# [Given exercise]
Extract word for word the lines of the listing from its start to the line holding "rigidez_135 = [3750, 3470, 3275, 2950, 2790, 2480, 2400, 2230]", both ends kept; pictures are not part of the copy.

════════════════════

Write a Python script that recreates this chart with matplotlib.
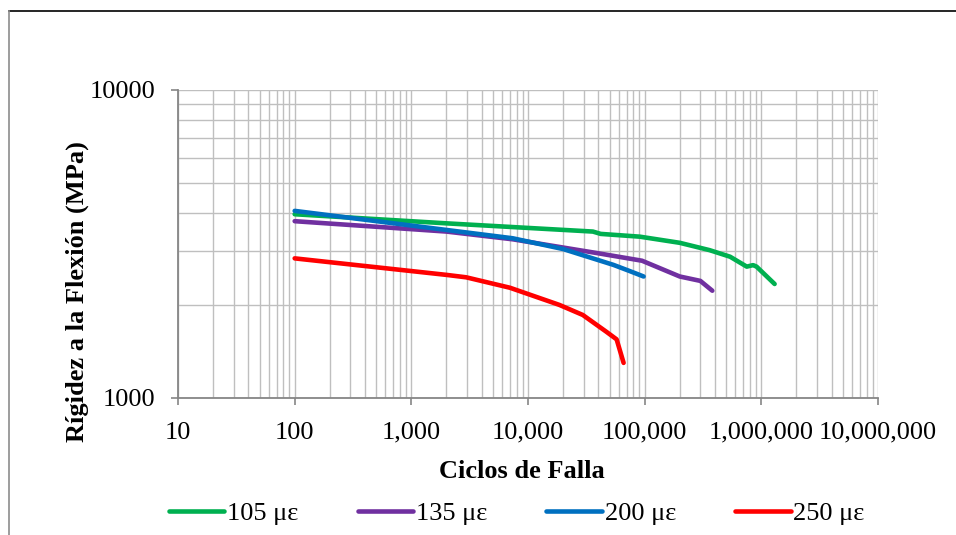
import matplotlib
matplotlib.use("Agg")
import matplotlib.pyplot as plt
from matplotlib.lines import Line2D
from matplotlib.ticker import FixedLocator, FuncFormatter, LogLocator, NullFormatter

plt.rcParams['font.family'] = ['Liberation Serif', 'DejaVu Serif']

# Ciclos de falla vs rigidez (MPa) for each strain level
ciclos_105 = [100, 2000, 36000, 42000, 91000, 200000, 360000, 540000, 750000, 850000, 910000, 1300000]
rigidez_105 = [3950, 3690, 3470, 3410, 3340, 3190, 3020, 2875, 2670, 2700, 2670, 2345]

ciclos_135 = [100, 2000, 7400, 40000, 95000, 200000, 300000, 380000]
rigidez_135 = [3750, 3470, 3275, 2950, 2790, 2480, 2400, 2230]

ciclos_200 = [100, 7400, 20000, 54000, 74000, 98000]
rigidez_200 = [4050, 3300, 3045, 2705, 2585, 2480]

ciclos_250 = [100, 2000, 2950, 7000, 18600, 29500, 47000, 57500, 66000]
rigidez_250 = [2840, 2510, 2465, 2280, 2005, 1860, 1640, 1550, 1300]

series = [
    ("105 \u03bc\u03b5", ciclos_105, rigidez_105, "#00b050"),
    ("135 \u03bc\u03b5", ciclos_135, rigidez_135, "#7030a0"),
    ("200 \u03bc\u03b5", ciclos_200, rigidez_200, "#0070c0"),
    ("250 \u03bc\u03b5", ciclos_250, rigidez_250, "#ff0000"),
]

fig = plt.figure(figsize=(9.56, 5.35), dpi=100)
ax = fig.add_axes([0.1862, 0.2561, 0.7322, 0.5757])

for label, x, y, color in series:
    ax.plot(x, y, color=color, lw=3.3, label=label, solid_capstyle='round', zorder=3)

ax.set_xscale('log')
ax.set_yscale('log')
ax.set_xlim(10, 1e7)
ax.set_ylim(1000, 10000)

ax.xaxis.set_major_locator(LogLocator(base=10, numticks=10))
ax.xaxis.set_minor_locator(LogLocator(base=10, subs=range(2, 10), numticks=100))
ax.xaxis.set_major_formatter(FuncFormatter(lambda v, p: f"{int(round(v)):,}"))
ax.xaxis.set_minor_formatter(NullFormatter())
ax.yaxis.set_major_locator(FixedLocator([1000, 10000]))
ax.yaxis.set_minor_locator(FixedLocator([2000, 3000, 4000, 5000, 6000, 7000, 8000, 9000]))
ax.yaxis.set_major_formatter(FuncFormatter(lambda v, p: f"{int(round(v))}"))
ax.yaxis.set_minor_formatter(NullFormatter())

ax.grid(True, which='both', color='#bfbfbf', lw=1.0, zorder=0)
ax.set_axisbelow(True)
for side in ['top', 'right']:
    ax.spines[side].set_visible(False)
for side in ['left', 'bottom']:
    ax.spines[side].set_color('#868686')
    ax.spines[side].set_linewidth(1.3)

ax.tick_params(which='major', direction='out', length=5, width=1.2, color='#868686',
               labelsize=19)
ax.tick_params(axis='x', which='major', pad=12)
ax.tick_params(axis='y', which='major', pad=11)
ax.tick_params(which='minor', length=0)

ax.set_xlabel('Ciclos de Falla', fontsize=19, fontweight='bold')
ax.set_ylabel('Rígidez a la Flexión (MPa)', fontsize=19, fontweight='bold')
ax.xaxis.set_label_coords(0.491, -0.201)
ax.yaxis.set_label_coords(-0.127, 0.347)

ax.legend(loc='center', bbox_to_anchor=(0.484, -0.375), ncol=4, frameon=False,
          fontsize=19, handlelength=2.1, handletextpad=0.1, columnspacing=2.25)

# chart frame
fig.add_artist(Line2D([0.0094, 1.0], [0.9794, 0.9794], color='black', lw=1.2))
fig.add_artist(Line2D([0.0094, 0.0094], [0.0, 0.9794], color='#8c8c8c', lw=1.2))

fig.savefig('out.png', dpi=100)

════════════════════

# [Solution for this exercise]
Write a Python script that recreates this chart with matplotlib.
import matplotlib
matplotlib.use("Agg")
import matplotlib.pyplot as plt
from matplotlib.lines import Line2D
from matplotlib.ticker import FixedLocator, FuncFormatter, LogLocator, NullFormatter

plt.rcParams['font.family'] = ['Liberation Serif', 'DejaVu Serif']

# Ciclos de falla vs rigidez (MPa) for each strain level
ciclos_105 = [100, 2000, 36000, 42000, 91000, 200000, 360000, 540000, 750000, 850000, 910000, 1300000]
rigidez_105 = [3950, 3690, 3470, 3410, 3340, 3190, 3020, 2875, 2670, 2700, 2670, 2345]

ciclos_135 = [100, 2000, 7400, 40000, 95000, 200000, 300000, 380000]
rigidez_135 = [3750, 3470, 3275, 2950, 2790, 2480, 2400, 2230]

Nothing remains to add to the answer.